> Required work: Copy exactly, and only, the lines starting at the line with "Write a Python" and ending at the line with "from matplotlib.colors import". Leave every picture out of the copy.
::::::::
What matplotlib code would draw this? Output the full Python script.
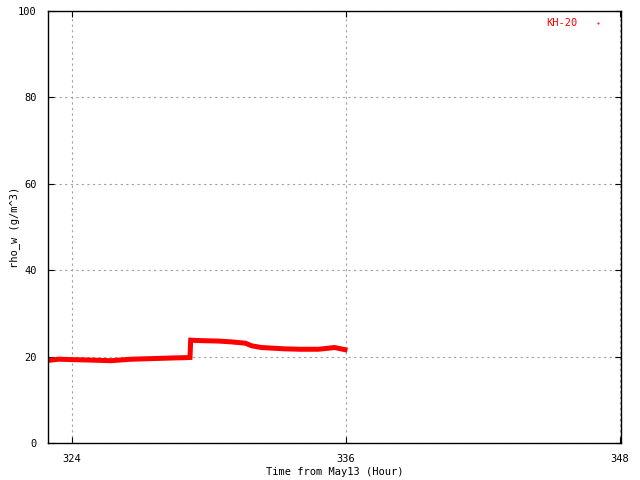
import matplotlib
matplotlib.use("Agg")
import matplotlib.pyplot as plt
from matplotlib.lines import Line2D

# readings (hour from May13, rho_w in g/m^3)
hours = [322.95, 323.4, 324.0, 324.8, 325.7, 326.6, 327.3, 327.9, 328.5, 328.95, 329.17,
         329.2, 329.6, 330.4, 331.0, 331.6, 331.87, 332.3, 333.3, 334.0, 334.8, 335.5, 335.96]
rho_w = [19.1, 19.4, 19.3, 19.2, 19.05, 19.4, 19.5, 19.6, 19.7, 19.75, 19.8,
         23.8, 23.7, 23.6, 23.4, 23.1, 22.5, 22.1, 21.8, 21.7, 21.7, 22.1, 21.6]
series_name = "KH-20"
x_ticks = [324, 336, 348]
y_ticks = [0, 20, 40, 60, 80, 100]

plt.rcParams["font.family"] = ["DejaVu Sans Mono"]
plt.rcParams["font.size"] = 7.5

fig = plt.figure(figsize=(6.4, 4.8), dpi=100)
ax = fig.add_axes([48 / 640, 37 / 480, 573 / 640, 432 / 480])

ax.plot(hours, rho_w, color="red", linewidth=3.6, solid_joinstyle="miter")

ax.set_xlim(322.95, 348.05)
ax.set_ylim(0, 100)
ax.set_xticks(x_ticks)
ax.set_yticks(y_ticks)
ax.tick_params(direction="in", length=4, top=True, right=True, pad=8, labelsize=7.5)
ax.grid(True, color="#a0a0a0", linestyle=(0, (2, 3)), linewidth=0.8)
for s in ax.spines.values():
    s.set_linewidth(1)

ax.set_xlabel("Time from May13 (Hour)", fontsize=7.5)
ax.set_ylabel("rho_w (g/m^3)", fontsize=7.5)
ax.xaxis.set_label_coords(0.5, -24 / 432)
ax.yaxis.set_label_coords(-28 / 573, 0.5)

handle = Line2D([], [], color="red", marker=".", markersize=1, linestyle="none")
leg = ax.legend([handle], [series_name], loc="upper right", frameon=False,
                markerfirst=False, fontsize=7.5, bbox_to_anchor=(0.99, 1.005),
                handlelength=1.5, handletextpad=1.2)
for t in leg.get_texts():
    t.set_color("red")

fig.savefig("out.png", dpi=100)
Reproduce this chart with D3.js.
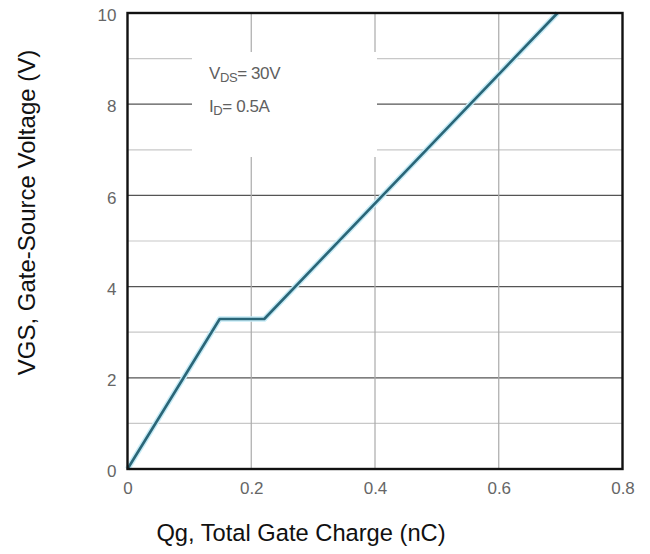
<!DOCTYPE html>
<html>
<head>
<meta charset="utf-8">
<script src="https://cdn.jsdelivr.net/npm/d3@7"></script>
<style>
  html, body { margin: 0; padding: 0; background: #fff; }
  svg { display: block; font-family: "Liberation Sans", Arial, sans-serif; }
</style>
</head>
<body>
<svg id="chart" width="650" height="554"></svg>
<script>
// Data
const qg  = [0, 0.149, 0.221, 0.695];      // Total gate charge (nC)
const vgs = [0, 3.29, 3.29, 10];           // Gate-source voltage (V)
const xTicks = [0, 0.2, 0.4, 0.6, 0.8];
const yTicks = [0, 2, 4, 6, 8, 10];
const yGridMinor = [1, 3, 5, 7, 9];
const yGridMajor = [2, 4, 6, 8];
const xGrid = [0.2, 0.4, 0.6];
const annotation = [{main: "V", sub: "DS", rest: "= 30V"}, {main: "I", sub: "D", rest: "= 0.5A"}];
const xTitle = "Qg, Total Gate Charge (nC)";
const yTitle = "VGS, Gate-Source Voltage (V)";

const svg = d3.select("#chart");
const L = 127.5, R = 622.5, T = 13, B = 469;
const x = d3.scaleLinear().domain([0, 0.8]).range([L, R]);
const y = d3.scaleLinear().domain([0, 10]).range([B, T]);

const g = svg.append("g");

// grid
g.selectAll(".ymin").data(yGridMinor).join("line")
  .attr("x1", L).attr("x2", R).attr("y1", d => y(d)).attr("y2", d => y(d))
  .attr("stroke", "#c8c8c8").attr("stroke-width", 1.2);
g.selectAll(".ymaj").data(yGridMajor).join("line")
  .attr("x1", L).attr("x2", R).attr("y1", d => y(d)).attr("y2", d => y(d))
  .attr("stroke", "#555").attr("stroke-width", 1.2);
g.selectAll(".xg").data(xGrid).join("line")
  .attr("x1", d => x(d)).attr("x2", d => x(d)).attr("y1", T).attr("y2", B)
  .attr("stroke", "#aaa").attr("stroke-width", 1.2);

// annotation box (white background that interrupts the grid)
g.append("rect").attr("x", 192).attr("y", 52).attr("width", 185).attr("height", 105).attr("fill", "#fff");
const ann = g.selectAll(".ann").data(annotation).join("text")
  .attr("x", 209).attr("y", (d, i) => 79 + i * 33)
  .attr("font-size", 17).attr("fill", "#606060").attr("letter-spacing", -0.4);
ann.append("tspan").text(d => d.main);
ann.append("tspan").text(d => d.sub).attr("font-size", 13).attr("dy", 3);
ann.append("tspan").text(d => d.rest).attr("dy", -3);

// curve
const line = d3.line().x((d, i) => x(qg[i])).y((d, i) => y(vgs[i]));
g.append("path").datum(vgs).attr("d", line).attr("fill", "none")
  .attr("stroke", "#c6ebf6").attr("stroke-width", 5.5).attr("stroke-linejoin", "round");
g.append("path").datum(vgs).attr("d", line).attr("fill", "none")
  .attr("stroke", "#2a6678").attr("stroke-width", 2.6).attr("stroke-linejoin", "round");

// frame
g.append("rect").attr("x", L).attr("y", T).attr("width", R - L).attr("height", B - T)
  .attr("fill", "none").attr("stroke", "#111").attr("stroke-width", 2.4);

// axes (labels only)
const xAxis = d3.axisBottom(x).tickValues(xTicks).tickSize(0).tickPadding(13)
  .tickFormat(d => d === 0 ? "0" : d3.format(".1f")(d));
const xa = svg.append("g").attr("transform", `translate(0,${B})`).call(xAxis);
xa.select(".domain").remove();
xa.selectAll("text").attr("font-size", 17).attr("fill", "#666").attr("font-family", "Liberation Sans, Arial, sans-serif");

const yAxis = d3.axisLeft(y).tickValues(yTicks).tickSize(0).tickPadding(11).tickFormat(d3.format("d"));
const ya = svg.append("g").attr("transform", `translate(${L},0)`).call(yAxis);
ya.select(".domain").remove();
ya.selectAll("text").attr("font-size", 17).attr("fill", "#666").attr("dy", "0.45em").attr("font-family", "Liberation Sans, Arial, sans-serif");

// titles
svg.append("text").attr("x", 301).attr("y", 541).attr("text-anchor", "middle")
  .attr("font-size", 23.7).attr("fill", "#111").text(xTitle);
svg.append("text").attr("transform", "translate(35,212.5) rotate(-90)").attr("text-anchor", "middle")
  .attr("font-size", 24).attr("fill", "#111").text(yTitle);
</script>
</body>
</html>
::::::::
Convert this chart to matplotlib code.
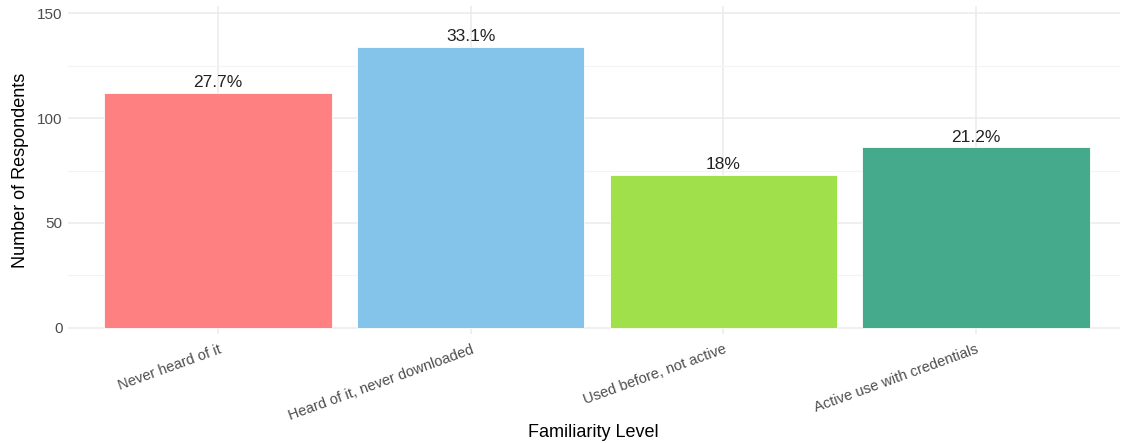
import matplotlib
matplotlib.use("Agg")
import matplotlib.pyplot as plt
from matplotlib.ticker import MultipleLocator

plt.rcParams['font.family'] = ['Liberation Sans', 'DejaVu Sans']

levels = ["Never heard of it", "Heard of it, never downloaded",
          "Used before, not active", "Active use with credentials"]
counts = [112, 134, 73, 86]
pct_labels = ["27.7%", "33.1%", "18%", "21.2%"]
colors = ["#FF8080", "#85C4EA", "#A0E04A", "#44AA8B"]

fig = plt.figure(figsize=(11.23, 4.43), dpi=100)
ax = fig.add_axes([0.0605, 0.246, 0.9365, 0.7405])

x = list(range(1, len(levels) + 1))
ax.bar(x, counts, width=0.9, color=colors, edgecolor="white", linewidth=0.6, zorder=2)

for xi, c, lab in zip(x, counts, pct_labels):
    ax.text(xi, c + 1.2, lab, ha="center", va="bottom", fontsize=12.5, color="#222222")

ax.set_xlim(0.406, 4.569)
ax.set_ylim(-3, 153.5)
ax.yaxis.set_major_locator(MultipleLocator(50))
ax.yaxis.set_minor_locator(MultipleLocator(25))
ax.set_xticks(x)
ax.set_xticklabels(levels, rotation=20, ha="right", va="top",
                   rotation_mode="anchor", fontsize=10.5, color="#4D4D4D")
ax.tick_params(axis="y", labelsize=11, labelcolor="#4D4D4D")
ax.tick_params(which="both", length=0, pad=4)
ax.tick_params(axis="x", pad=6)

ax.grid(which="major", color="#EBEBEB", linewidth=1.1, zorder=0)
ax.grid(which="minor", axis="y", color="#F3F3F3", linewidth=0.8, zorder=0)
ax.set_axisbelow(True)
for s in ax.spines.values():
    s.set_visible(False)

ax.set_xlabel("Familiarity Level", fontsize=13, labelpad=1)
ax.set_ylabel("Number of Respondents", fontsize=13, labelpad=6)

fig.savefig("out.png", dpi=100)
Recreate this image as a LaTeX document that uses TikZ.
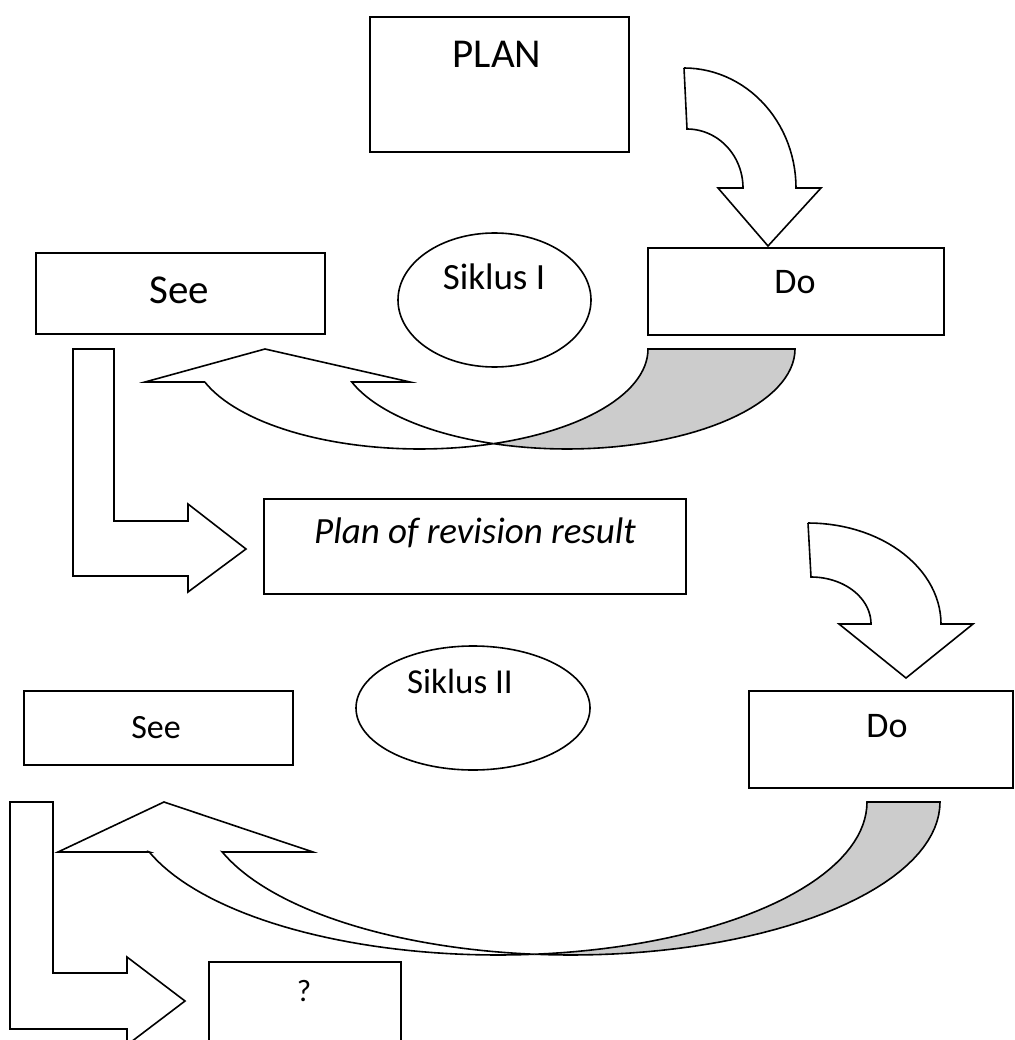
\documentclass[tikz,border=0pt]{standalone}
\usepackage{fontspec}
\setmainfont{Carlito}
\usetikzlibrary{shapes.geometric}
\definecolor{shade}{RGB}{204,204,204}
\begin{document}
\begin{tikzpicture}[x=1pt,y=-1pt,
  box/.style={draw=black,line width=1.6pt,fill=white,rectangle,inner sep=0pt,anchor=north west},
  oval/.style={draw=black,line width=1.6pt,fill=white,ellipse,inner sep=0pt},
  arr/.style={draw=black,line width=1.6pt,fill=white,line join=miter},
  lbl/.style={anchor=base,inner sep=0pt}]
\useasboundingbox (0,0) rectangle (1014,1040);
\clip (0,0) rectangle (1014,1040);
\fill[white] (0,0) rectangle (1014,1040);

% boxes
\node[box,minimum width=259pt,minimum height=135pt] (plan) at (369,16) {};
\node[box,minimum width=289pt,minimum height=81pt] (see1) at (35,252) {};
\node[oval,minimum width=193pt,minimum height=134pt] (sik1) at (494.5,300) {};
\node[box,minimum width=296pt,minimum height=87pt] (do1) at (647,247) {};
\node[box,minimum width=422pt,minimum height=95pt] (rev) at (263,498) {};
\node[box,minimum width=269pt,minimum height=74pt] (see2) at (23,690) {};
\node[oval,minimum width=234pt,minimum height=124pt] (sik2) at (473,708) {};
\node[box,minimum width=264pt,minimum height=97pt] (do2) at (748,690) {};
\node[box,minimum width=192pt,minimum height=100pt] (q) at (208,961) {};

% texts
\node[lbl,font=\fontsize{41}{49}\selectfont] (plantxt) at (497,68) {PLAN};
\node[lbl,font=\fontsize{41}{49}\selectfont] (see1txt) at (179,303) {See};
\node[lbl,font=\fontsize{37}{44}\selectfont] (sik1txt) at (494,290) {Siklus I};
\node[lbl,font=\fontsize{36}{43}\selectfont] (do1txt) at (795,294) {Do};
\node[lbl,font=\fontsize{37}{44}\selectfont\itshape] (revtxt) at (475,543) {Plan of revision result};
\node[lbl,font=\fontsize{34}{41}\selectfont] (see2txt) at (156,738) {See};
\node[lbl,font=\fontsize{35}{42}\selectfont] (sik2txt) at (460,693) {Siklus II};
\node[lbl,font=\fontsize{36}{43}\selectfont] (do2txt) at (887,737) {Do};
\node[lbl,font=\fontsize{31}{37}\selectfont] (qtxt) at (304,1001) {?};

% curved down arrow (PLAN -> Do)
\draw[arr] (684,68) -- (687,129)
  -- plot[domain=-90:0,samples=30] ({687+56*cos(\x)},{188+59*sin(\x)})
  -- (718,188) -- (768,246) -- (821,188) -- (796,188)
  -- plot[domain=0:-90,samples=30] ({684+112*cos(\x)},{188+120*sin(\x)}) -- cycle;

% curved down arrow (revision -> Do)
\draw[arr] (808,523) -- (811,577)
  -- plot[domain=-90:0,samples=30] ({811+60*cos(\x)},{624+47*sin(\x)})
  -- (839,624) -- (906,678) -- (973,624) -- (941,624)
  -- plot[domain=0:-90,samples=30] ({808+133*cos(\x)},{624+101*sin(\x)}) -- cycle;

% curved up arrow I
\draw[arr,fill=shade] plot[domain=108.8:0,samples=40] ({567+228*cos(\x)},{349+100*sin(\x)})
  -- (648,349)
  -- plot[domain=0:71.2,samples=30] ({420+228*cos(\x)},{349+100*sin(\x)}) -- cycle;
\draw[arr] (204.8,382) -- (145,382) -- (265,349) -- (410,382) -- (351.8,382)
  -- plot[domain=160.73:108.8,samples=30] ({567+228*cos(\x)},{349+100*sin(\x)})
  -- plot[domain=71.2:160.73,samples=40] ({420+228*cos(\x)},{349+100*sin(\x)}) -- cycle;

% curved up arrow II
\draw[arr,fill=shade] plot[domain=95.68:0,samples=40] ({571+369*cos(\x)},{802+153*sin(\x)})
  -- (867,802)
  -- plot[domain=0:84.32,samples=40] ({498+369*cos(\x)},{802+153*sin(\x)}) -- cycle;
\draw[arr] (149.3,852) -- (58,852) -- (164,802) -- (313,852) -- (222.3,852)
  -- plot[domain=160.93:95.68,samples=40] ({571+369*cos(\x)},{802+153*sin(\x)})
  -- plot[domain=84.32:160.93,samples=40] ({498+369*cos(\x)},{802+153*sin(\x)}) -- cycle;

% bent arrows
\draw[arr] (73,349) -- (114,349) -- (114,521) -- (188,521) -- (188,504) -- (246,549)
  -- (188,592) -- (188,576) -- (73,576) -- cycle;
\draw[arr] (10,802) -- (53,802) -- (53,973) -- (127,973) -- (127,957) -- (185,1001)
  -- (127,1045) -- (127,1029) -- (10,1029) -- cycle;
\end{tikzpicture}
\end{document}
::::::::
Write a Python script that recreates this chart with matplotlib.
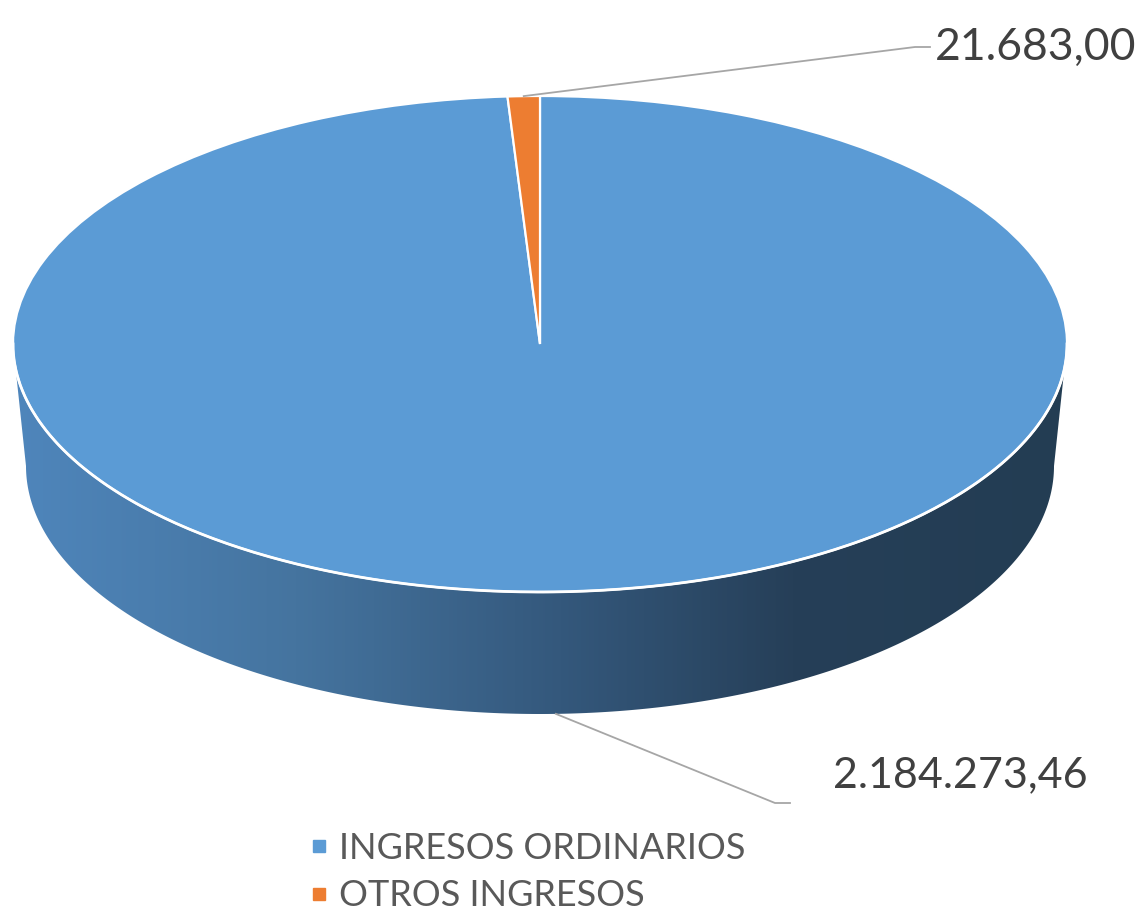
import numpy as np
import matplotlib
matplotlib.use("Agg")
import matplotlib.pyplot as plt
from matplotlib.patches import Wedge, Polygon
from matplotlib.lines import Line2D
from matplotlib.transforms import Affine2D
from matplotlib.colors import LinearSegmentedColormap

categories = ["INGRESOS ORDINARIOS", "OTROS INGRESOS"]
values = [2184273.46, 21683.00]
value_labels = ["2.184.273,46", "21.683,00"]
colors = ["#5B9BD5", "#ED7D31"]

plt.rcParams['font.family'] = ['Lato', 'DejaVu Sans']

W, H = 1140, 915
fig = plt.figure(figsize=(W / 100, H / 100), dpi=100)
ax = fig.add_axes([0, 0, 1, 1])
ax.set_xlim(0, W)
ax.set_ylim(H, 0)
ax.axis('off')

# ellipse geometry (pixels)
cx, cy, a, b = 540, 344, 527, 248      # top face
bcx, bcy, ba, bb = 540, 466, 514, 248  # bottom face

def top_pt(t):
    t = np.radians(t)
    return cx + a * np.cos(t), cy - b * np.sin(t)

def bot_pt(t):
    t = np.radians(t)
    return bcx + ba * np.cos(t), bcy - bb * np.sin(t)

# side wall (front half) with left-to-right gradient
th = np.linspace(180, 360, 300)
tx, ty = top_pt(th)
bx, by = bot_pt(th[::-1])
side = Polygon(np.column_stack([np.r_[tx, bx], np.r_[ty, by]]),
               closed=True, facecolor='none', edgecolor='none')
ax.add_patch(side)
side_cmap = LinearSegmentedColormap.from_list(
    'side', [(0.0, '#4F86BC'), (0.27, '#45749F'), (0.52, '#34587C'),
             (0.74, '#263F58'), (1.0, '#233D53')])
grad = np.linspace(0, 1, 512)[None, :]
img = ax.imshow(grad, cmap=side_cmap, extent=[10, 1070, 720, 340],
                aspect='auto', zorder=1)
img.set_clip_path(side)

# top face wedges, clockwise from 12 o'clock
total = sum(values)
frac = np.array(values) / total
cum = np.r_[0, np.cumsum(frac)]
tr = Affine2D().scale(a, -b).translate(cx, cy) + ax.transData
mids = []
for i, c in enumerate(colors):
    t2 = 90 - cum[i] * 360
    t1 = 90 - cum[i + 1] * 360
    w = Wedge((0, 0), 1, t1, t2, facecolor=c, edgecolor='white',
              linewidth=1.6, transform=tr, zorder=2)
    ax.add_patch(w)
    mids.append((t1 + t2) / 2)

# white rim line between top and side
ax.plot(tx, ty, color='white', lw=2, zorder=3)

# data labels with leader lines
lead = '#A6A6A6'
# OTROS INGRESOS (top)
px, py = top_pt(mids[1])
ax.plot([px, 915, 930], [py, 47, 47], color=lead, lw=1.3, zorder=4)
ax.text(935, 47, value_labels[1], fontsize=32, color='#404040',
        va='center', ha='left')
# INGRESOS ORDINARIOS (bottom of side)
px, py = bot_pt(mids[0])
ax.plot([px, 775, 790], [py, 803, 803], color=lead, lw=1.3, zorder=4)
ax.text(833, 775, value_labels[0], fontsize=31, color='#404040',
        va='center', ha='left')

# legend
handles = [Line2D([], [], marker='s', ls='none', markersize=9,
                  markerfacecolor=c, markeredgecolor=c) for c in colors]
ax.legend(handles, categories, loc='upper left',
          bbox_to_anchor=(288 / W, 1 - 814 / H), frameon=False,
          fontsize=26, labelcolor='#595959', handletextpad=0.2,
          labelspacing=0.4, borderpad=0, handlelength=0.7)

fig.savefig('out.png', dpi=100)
::::::::
> The solution:
Write a Python script that recreates this chart with matplotlib.
import numpy as np
import matplotlib
matplotlib.use("Agg")
import matplotlib.pyplot as plt
from matplotlib.patches import Wedge, Polygon
from matplotlib.lines import Line2D
from matplotlib.transforms import Affine2D
from matplotlib.colors import LinearSegmentedColormap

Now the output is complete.